With all of this said, though, we still really liked it. In fact, we had the best tour of our trip thus far in Palermo; since the city is known for its cuisine, we joined a 4-hour walking food tour with a very affable and informative guide. And we went to all four of the cities’ famous outdoor markets, each with many local vendors selling fresh seafood, fruits, vegetables, pastries, cookies, breads, nuts, olives, olive oil, wine, spices, etc. A cook’s paradise!
Later, we visited the Palazzo dei Normanni and the accompanying chapel, the interior of which was probably the most beautiful we’ve seen, with the possible exception of St. Peter’s Basilica. (You can check out the video of the interior below.) The entire chapel interior is covered in fine glass tile and gold leaf designs depicting various biblical characters and scenes. Breathtaking to say the least! Nearby, the Palermo Cathedral rooftop offered wonderful views of the city and the surrounding mountains and port.
So many picture-worthy sights!
Catania to Artemida
Okay, this section is actually more about our arrival in Greece than about Sicily. On our final night in Italy, we took a bus to Catania, and we rented a room close to the airport. The next morning, we flew to Athens, where we spent a wonderful night in Artemida, a smallish town on Greece’s east coast, about 40 minutes from downtown Athens.
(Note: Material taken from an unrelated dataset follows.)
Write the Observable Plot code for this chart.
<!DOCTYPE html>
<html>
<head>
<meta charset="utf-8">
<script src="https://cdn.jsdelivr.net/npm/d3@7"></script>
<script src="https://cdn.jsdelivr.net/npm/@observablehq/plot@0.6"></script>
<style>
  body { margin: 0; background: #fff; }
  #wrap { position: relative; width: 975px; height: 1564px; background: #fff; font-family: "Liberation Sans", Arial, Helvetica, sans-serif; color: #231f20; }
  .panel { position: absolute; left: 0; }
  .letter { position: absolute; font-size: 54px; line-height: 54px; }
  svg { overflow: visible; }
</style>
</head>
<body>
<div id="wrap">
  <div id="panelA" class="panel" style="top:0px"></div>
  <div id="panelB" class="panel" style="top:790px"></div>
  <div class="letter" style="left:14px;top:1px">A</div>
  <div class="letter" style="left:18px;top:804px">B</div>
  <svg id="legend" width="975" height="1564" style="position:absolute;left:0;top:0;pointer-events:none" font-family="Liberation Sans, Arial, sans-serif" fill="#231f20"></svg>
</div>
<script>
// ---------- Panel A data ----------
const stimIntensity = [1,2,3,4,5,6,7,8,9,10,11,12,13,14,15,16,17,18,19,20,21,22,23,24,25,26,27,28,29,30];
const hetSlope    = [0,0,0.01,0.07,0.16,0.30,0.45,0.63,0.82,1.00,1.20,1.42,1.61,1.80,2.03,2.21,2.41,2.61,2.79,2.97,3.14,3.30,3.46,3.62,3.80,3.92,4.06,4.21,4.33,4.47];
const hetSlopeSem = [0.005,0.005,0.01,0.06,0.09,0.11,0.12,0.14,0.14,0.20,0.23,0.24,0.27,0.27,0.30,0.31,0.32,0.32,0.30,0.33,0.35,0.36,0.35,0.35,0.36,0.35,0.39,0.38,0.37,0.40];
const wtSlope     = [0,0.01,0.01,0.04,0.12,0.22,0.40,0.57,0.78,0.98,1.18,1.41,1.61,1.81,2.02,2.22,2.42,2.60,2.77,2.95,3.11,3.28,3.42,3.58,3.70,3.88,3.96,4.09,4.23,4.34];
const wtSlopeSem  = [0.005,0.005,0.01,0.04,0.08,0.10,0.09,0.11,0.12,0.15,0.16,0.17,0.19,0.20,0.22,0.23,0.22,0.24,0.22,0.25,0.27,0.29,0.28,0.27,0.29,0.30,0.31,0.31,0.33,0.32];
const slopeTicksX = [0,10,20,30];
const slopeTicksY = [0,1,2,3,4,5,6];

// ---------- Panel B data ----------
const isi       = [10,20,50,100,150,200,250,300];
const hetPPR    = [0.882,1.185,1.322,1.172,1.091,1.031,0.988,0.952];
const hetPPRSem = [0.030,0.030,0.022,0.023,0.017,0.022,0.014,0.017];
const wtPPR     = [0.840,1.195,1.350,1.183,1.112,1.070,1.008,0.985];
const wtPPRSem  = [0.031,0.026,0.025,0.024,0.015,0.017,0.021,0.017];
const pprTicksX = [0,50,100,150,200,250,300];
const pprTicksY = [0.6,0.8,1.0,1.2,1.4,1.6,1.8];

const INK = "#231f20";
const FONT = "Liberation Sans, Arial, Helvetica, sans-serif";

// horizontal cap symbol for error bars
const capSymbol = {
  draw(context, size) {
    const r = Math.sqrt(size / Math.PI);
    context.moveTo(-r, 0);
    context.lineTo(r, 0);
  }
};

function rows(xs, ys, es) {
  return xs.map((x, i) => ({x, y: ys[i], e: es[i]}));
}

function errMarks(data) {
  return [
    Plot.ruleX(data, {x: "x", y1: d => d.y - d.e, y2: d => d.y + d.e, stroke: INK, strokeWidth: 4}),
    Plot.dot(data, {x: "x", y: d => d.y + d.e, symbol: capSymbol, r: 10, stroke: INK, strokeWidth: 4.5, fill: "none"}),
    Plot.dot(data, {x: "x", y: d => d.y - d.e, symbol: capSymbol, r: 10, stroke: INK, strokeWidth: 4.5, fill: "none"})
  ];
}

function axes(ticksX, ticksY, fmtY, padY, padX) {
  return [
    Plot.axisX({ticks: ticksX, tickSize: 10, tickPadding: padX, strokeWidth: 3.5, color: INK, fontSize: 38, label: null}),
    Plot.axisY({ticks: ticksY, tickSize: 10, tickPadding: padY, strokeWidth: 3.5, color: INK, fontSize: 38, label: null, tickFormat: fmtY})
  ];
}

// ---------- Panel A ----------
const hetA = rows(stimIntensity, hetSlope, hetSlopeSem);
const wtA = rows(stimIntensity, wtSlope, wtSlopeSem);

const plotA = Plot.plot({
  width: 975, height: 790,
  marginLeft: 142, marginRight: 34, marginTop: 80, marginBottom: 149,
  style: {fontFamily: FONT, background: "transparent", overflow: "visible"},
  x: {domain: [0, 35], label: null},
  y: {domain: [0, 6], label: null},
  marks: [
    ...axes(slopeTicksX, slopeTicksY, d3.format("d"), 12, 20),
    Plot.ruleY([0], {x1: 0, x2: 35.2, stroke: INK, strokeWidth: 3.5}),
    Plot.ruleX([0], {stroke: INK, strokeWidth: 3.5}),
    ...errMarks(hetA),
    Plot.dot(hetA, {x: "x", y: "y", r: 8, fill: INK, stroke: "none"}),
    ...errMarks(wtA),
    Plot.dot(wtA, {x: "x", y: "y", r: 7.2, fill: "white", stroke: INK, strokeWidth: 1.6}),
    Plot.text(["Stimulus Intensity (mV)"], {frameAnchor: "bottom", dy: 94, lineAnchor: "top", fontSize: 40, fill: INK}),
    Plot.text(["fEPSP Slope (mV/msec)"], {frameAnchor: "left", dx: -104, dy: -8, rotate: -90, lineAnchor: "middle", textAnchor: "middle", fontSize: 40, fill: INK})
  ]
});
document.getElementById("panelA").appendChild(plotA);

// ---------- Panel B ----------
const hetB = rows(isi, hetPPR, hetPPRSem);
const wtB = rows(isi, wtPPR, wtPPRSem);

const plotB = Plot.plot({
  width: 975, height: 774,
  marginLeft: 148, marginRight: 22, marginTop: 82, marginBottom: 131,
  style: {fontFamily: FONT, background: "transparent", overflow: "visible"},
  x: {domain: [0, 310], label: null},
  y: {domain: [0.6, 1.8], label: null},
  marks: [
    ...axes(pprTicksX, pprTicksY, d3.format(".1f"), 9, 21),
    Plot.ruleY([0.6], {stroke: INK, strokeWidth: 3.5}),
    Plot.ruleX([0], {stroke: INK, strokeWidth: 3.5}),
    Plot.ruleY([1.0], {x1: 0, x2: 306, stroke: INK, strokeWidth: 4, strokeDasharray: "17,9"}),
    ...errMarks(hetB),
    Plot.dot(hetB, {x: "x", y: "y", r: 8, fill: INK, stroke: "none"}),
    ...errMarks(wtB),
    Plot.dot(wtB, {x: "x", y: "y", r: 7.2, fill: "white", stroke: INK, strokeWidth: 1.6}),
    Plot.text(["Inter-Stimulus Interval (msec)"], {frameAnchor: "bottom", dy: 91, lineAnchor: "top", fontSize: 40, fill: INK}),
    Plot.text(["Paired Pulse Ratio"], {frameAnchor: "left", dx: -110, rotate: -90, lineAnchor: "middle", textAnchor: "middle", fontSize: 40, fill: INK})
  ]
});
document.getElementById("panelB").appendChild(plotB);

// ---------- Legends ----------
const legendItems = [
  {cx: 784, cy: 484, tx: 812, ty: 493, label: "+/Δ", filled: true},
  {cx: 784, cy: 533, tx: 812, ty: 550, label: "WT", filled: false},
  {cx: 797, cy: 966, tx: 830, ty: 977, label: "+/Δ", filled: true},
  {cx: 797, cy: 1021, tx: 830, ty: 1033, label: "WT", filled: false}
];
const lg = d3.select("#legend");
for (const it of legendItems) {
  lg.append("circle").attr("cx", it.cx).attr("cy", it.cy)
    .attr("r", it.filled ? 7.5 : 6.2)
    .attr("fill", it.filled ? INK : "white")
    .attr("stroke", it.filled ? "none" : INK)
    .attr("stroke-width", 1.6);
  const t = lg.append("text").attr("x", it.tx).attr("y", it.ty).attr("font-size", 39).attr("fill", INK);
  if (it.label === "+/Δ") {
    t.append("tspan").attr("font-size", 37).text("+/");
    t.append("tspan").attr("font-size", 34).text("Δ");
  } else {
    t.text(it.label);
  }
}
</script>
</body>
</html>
At the Athens airport, we met one of our favorite Airbnb hosts to date, George, who actually picked us up upon our arrival! He drove us to his family’s home, one floor of which was our accommodation. Along the way, he also took us to a nearby hilltop to see the city.
Later that evening, George offered to give us a lift once again. He took us along the beach to a very low-key, yet spectacular and locally famous seaside restaurant, which has been frequented by celebrities and politicians from around the world. We splurged a little and enjoyed a dinner of fresh-caught fish (which we picked ourselves) while sitting literally 10 feet from the Mediterranean shoreline. At the restaurant, we happened to meet a nice Greek man who used to work as a doctor at Emory in Atlanta (!), who gave us great tips on what to see and do in Greece.
After dinner, George even picked us up and gave us a ride back afterward! Thanks, George. You are a terrific host — one might even say a “super host”!
Next Up: Greece
The next day, we met Connie’s friend Amanda Sperling back at the airport and then started our Greek adventure, which will be covered in a future blog post. We are still in Greece currently, so there’s much more to experience before we are done in this beautiful, warm, friendly country.